Repeat the records below exactly, from the first line through the line containing "y_ticks = list(range(0, 9001, 1000))", and leave out any pictures.

— BEGIN —

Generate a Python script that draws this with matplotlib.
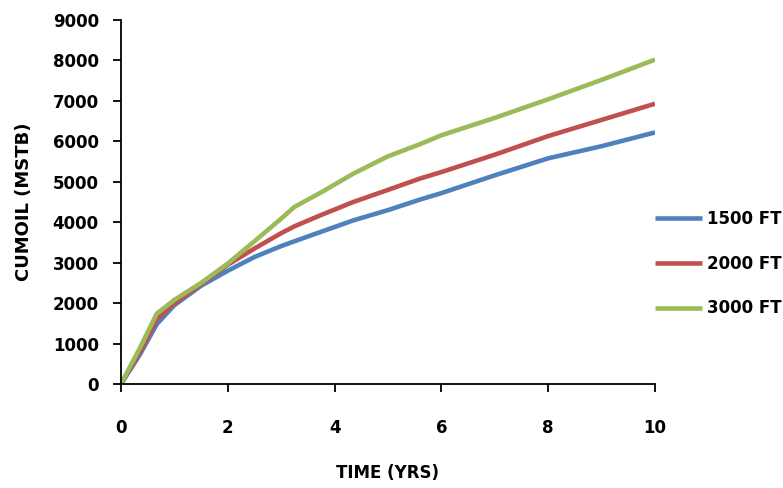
import matplotlib
matplotlib.use("Agg")
import matplotlib.pyplot as plt

time_yrs = [0, 0.35, 0.67, 1.0, 1.5, 2.0, 2.5, 3.0, 3.25, 3.75, 4.35, 5.0, 5.6, 6.0, 7.0, 8.0, 9.0, 10.0]
cum_1500 = [0, 720, 1480, 1950, 2430, 2800, 3140, 3410, 3530, 3765, 4045, 4300, 4560, 4720, 5160, 5580, 5880, 6220]
cum_2000 = [0, 780, 1600, 2000, 2470, 2950, 3350, 3730, 3900, 4180, 4500, 4800, 5080, 5240, 5670, 6130, 6530, 6930]
cum_3000 = [0, 880, 1740, 2080, 2500, 2980, 3530, 4090, 4380, 4740, 5200, 5630, 5930, 6150, 6580, 7040, 7520, 8020]
labels = ["1500 FT", "2000 FT", "3000 FT"]
colors = ["#4F81BD", "#C0504D", "#9BBB59"]
x_ticks = [0, 2, 4, 6, 8, 10]
y_ticks = list(range(0, 9001, 1000))

plt.rcParams['font.family'] = ['DejaVu Sans']
fig = plt.figure(figsize=(7.83, 4.88), dpi=100)
ax = fig.add_axes([121/783, 1-384/488, (655-121)/783, (384-20)/488])

for y, lab, c in zip([cum_1500, cum_2000, cum_3000], labels, colors):
    ax.plot(time_yrs, y, color=c, lw=3.3, label=lab, solid_capstyle='butt')

ax.set_xlim(0, 10)
ax.set_ylim(0, 9000)
ax.set_xticks(x_ticks)
ax.set_yticks(y_ticks)
for s in ['top', 'right']:
    ax.spines[s].set_visible(False)
for s in ['left', 'bottom']:
    ax.spines[s].set_linewidth(1.3)
ax.tick_params(axis='both', direction='out', length=6, width=1.3, labelsize=12)
ax.tick_params(axis='x', pad=19)
ax.tick_params(axis='y', pad=10)
for t in ax.get_xticklabels() + ax.get_yticklabels():
    t.set_fontweight('bold')

ax.set_xlabel("TIME (YRS)", fontsize=12, fontweight='bold', labelpad=20)
ax.set_ylabel("CUMOIL (MSTB)", fontsize=13, fontweight='bold', labelpad=14)

leg = fig.legend(loc='upper left', bbox_to_anchor=(655/783, 1-210/488), frameon=False,
                 prop={'weight': 'bold', 'size': 12}, handlelength=2.8, handletextpad=0.3,
                 labelspacing=1.6, borderpad=0, borderaxespad=0)

fig.savefig("out.png", dpi=100)
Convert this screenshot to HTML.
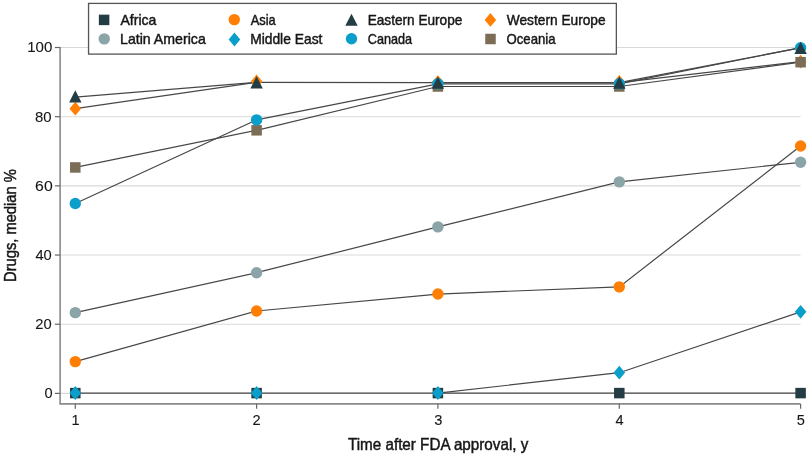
<!DOCTYPE html>
<html><head><meta charset="utf-8"><style>
html,body{margin:0;padding:0;background:#fff;overflow:hidden;}
svg{display:block;will-change:transform;}
.n{stroke-width:0.1px !important;}
.t{font-family:"Liberation Sans",sans-serif;font-size:16px;fill:#161616;stroke:#161616;stroke-width:0.45px;}
</style></head><body>
<svg width="810" height="457" viewBox="0 0 810 457">
<rect width="810" height="457" fill="#fff"/>
<line x1="61" y1="393.40" x2="800.6" y2="393.40" stroke="#d9d9d9" stroke-width="1.1"/>
<line x1="61" y1="324.22" x2="800.6" y2="324.22" stroke="#d9d9d9" stroke-width="1.1"/>
<line x1="61" y1="255.04" x2="800.6" y2="255.04" stroke="#d9d9d9" stroke-width="1.1"/>
<line x1="61" y1="185.86" x2="800.6" y2="185.86" stroke="#d9d9d9" stroke-width="1.1"/>
<line x1="61" y1="116.68" x2="800.6" y2="116.68" stroke="#d9d9d9" stroke-width="1.1"/>
<line x1="61" y1="47.50" x2="800.6" y2="47.50" stroke="#d9d9d9" stroke-width="1.1"/>
<polyline points="60.1,47 60.1,403.9 800.6,403.9" fill="none" stroke="#8a8a8a" stroke-width="1.6"/>
<line x1="54.9" y1="393.40" x2="60.1" y2="393.40" stroke="#666" stroke-width="1.2"/>
<line x1="54.9" y1="324.22" x2="60.1" y2="324.22" stroke="#666" stroke-width="1.2"/>
<line x1="54.9" y1="255.04" x2="60.1" y2="255.04" stroke="#666" stroke-width="1.2"/>
<line x1="54.9" y1="185.86" x2="60.1" y2="185.86" stroke="#666" stroke-width="1.2"/>
<line x1="54.9" y1="116.68" x2="60.1" y2="116.68" stroke="#666" stroke-width="1.2"/>
<line x1="54.9" y1="47.50" x2="60.1" y2="47.50" stroke="#666" stroke-width="1.2"/>
<line x1="75.3" y1="403.9" x2="75.3" y2="408.8" stroke="#666" stroke-width="1.2"/>
<line x1="256.6" y1="403.9" x2="256.6" y2="408.8" stroke="#666" stroke-width="1.2"/>
<line x1="437.9" y1="403.9" x2="437.9" y2="408.8" stroke="#666" stroke-width="1.2"/>
<line x1="619.3" y1="403.9" x2="619.3" y2="408.8" stroke="#666" stroke-width="1.2"/>
<line x1="800.6" y1="403.9" x2="800.6" y2="408.8" stroke="#666" stroke-width="1.2"/>
<polyline points="75.30,393.10 256.60,393.10 437.90,393.10 619.30,393.10 800.60,393.10" fill="none" stroke="#474747" stroke-width="1.2"/>
<polyline points="437.90,393.10 619.30,372.70 800.60,311.85" fill="none" stroke="#474747" stroke-width="1.2"/>
<polyline points="75.30,361.60 256.60,311.00 437.90,294.05 619.30,286.85 800.60,146.05" fill="none" stroke="#474747" stroke-width="1.2"/>
<polyline points="75.30,312.65 256.60,272.70 437.90,226.90 619.30,181.90 800.60,162.30" fill="none" stroke="#474747" stroke-width="1.2"/>
<polyline points="75.30,108.70 256.60,82.30" fill="none" stroke="#474747" stroke-width="1.2"/>
<polyline points="619.30,82.60 800.60,61.70" fill="none" stroke="#474747" stroke-width="1.2"/>
<polyline points="75.30,167.45 256.60,130.30 437.90,86.50 619.30,86.50 800.60,62.20" fill="none" stroke="#474747" stroke-width="1.2"/>
<polyline points="75.30,203.50 256.60,119.90 437.90,83.80 619.30,83.80 800.60,47.70" fill="none" stroke="#474747" stroke-width="1.2"/>
<polyline points="75.30,97.20 256.60,82.30 437.90,82.60 619.30,82.60 800.60,47.80" fill="none" stroke="#474747" stroke-width="1.2"/>
<rect x="70.05" y="387.85" width="10.5" height="10.5" fill="#243c44"/>
<rect x="251.35" y="387.85" width="10.5" height="10.5" fill="#243c44"/>
<rect x="432.65" y="387.85" width="10.5" height="10.5" fill="#243c44"/>
<rect x="614.05" y="387.85" width="10.5" height="10.5" fill="#243c44"/>
<rect x="795.35" y="387.85" width="10.5" height="10.5" fill="#243c44"/>
<polygon points="75.30,386.10 81.10,393.00 75.30,399.90 69.50,393.00" fill="#0a9fca"/>
<polygon points="256.60,386.10 262.40,393.00 256.60,399.90 250.80,393.00" fill="#0a9fca"/>
<polygon points="437.90,386.10 443.70,393.00 437.90,399.90 432.10,393.00" fill="#0a9fca"/>
<polygon points="619.30,365.80 625.10,372.70 619.30,379.60 613.50,372.70" fill="#0a9fca"/>
<polygon points="800.60,304.95 806.40,311.85 800.60,318.75 794.80,311.85" fill="#0a9fca"/>
<circle cx="75.30" cy="361.60" r="5.7" fill="#fe7f04"/>
<circle cx="256.60" cy="311.00" r="5.7" fill="#fe7f04"/>
<circle cx="437.90" cy="294.05" r="5.7" fill="#fe7f04"/>
<circle cx="619.30" cy="286.85" r="5.7" fill="#fe7f04"/>
<circle cx="800.60" cy="146.05" r="5.7" fill="#fe7f04"/>
<circle cx="75.30" cy="312.65" r="5.7" fill="#8aa4a8"/>
<circle cx="256.60" cy="272.70" r="5.7" fill="#8aa4a8"/>
<circle cx="437.90" cy="226.90" r="5.7" fill="#8aa4a8"/>
<circle cx="619.30" cy="181.90" r="5.7" fill="#8aa4a8"/>
<circle cx="800.60" cy="162.30" r="5.7" fill="#8aa4a8"/>
<polygon points="75.30,101.80 81.10,108.70 75.30,115.60 69.50,108.70" fill="#fe7f04"/>
<polygon points="256.60,74.50 262.40,81.40 256.60,88.30 250.80,81.40" fill="#fe7f04"/>
<polygon points="437.90,75.20 443.70,82.10 437.90,89.00 432.10,82.10" fill="#fe7f04"/>
<polygon points="619.30,75.10 625.10,82.00 619.30,88.90 613.50,82.00" fill="#fe7f04"/>
<polygon points="800.60,54.80 806.40,61.70 800.60,68.60 794.80,61.70" fill="#fe7f04"/>
<rect x="70.05" y="162.20" width="10.5" height="10.5" fill="#7b6d56"/>
<rect x="251.35" y="125.05" width="10.5" height="10.5" fill="#7b6d56"/>
<rect x="432.65" y="81.25" width="10.5" height="10.5" fill="#7b6d56"/>
<rect x="614.05" y="81.25" width="10.5" height="10.5" fill="#7b6d56"/>
<rect x="795.35" y="56.95" width="10.5" height="10.5" fill="#7b6d56"/>
<circle cx="75.30" cy="203.50" r="5.7" fill="#0a9fca"/>
<circle cx="256.60" cy="119.90" r="5.7" fill="#0a9fca"/>
<circle cx="437.90" cy="83.80" r="5.7" fill="#0a9fca"/>
<circle cx="619.30" cy="83.80" r="5.7" fill="#0a9fca"/>
<circle cx="800.60" cy="47.70" r="5.7" fill="#0a9fca"/>
<polygon points="75.30,90.20 81.50,102.40 69.10,102.40" fill="#243c44"/>
<polygon points="256.60,76.20 262.80,88.40 250.40,88.40" fill="#243c44"/>
<polygon points="437.90,76.50 444.10,88.70 431.70,88.70" fill="#243c44"/>
<polygon points="619.30,76.50 625.50,88.70 613.10,88.70" fill="#243c44"/>
<polygon points="800.60,41.70 806.80,53.90 794.40,53.90" fill="#243c44"/>
<rect x="88.55" y="3.4" width="527.8" height="50.7" fill="#fff" stroke="#555" stroke-width="1.3"/>
<rect x="98.85" y="14.65" width="10.5" height="10.5" fill="#243c44"/>
<circle cx="104.25" cy="38.90" r="5.7" fill="#8aa4a8"/>
<circle cx="234.30" cy="19.60" r="5.7" fill="#fe7f04"/>
<polygon points="234.45,32.60 240.25,39.50 234.45,46.40 228.65,39.50" fill="#0a9fca"/>
<polygon points="351.50,13.65 357.70,25.85 345.30,25.85" fill="#243c44"/>
<circle cx="351.50" cy="38.80" r="5.7" fill="#0a9fca"/>
<polygon points="490.40,13.00 496.20,19.90 490.40,26.80 484.60,19.90" fill="#fe7f04"/>
<rect x="485.25" y="33.75" width="10.5" height="10.5" fill="#7b6d56"/>
<text x="120.48" y="24.69" class="t" style="font-size:14.4px" textLength="35.93" lengthAdjust="spacingAndGlyphs">Africa</text>
<text x="120.03" y="44.19" class="t" style="font-size:14.4px" textLength="85.77" lengthAdjust="spacingAndGlyphs">Latin America</text>
<text x="250.74" y="24.69" class="t" style="font-size:14.4px" textLength="25.03" lengthAdjust="spacingAndGlyphs">Asia</text>
<text x="250.15" y="44.19" class="t" style="font-size:14.4px" textLength="72.25" lengthAdjust="spacingAndGlyphs">Middle East</text>
<text x="367.69" y="24.69" class="t" style="font-size:14.4px" textLength="94.65" lengthAdjust="spacingAndGlyphs">Eastern Europe</text>
<text x="367.78" y="44.19" class="t" style="font-size:14.4px" textLength="44.28" lengthAdjust="spacingAndGlyphs">Canada</text>
<text x="506.82" y="24.69" class="t" style="font-size:14.4px" textLength="98.75" lengthAdjust="spacingAndGlyphs">Western Europe</text>
<text x="506.50" y="44.19" class="t" style="font-size:14.4px" textLength="49.03" lengthAdjust="spacingAndGlyphs">Oceania</text>
<text x="44.62" y="398.20" class="t n" style="font-size:14.6px">0</text>
<text x="35.33" y="328.84" class="t n" style="font-size:14.6px" textLength="16.38" lengthAdjust="spacingAndGlyphs">20</text>
<text x="35.43" y="260.04" class="t n" style="font-size:14.6px" textLength="16.33" lengthAdjust="spacingAndGlyphs">40</text>
<text x="35.11" y="191.19" class="t n" style="font-size:14.6px" textLength="17.54" lengthAdjust="spacingAndGlyphs">60</text>
<text x="35.06" y="121.76" class="t n" style="font-size:14.6px" textLength="16.56" lengthAdjust="spacingAndGlyphs">80</text>
<text x="27.17" y="51.90" class="t n" style="font-size:14.6px" textLength="25.12" lengthAdjust="spacingAndGlyphs">100</text>
<text x="71.62" y="424.83" class="t n" style="font-size:14.6px">1</text>
<text x="252.61" y="424.71" class="t n" style="font-size:14.6px">2</text>
<text x="434.18" y="424.94" class="t n" style="font-size:14.6px">3</text>
<text x="615.47" y="424.96" class="t n" style="font-size:14.6px">4</text>
<text x="796.65" y="425.09" class="t n" style="font-size:14.6px">5</text>
<text x="348.00" y="450.30" class="t" style="font-size:15.8px" textLength="180.32" lengthAdjust="spacingAndGlyphs">Time after FDA approval, y</text>
<text x="0" y="0" transform="translate(15.50,281.90) rotate(-90)" class="t" style="font-size:15.8px" textLength="112.60" lengthAdjust="spacingAndGlyphs">Drugs, median %</text>
</svg>
</body></html>
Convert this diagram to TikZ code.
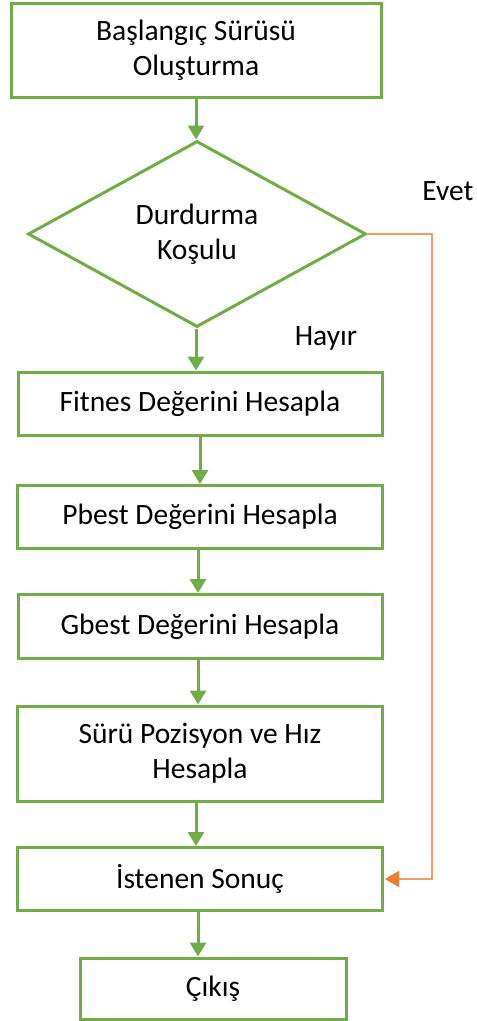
\documentclass[tikz,border=0pt]{standalone}
\usepackage{fontspec}
\setmainfont{Carlito}
\usetikzlibrary{shapes.geometric,arrows.meta}
\definecolor{flowgreen}{HTML}{70AD47}
\definecolor{floworange}{HTML}{ED7D31}
\tikzset{
  x=1pt, y=-1pt,
  lbl/.style={font=\fontsize{29.5}{35}\selectfont, text=black, align=center},
  procbox/.style={lbl, draw=flowgreen, line width=3pt, rectangle, inner sep=0pt},
  decision/.style={lbl, draw=flowgreen, line width=3pt, diamond, inner sep=0pt,
    minimum width=338pt, minimum height=186pt},
  flow/.style={draw=flowgreen, line width=3pt,
    -{Triangle[width=16pt,length=14pt]}},
  yesflow/.style={draw=floworange!75, line width=1.4pt,
    -{Triangle[width=16pt,length=14pt,color=floworange]}},
}
\begin{document}
\begin{tikzpicture}
\useasboundingbox (0,0) rectangle (477,1021);

% process chain
\node[procbox, minimum width=370pt, minimum height=94pt] (start) at (196,50)
  {Başlangıç Sürüsü\\Oluşturma};
\node[decision] (cond) at (197,234) {Durdurma\\Koşulu};
\node[procbox, minimum width=364pt, minimum height=63pt] (fit) at (200,403.5)
  {Fitnes Değerini Hesapla};
\node[procbox, minimum width=365pt, minimum height=63pt] (pbest) at (200,517)
  {Pbest Değerini Hesapla};
\node[procbox, minimum width=364pt, minimum height=64pt] (gbest) at (200,626.5)
  {Gbest Değerini Hesapla};
\node[procbox, minimum width=365pt, minimum height=95pt] (swarm) at (200,753.5)
  {Sürü Pozisyon ve Hız\\Hesapla};
\node[procbox, minimum width=365pt, minimum height=63pt] (result) at (200,879)
  {İstenen Sonuç};
\node[procbox, minimum width=266pt, minimum height=61pt] (exit) at (213,988.5)
  {Çıkış};

% branch labels
\node[lbl] (yes) at (448,191) {Evet};
\node[lbl] (no) at (326,338) {Hayır};

% connectors
\draw[flow] (start.south) -- (start.south |- cond.north);
\draw[flow] ([xshift=-1pt]cond.south) -- ([xshift=-1pt]cond.south |- fit.north);
\draw[flow] (fit.south) -- (pbest.north);
\draw[flow] ([xshift=-2pt]pbest.south) -- ([xshift=-2pt]gbest.north);
\draw[flow] ([xshift=-2pt]gbest.south) -- ([xshift=-2pt]swarm.north);
\draw[flow] ([xshift=-4pt]swarm.south) -- ([xshift=-4pt]result.north);
\draw[flow] ([xshift=-2pt]result.south) -- ([xshift=-2pt]result.south |- exit.north);
\coordinate (turn) at (432,234);
\draw[yesflow] (cond.east) -- (turn) |- ([xshift=1pt]result.east);
\end{tikzpicture}
\end{document}
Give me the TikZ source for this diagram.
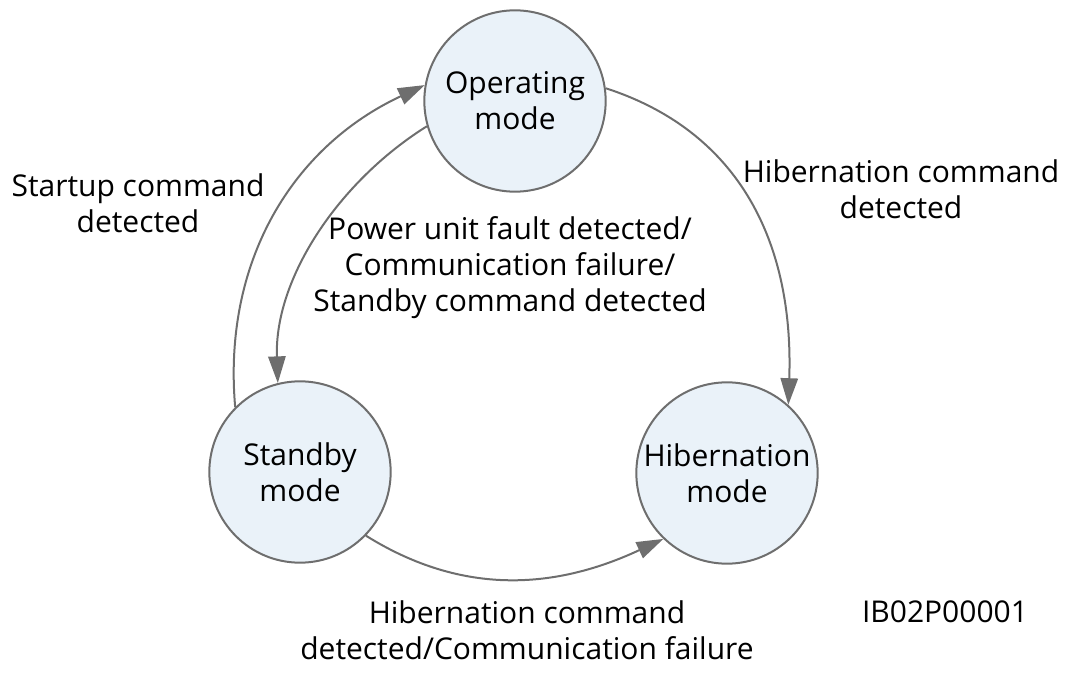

— END —

- _Response to the exercise_
Generate a Python script that draws this with matplotlib.
import matplotlib
matplotlib.use("Agg")
import matplotlib.pyplot as plt

time_yrs = [0, 0.35, 0.67, 1.0, 1.5, 2.0, 2.5, 3.0, 3.25, 3.75, 4.35, 5.0, 5.6, 6.0, 7.0, 8.0, 9.0, 10.0]
cum_1500 = [0, 720, 1480, 1950, 2430, 2800, 3140, 3410, 3530, 3765, 4045, 4300, 4560, 4720, 5160, 5580, 5880, 6220]
cum_2000 = [0, 780, 1600, 2000, 2470, 2950, 3350, 3730, 3900, 4180, 4500, 4800, 5080, 5240, 5670, 6130, 6530, 6930]
cum_3000 = [0, 880, 1740, 2080, 2500, 2980, 3530, 4090, 4380, 4740, 5200, 5630, 5930, 6150, 6580, 7040, 7520, 8020]
labels = ["1500 FT", "2000 FT", "3000 FT"]
colors = ["#4F81BD", "#C0504D", "#9BBB59"]
x_ticks = [0, 2, 4, 6, 8, 10]
y_ticks = list(range(0, 9001, 1000))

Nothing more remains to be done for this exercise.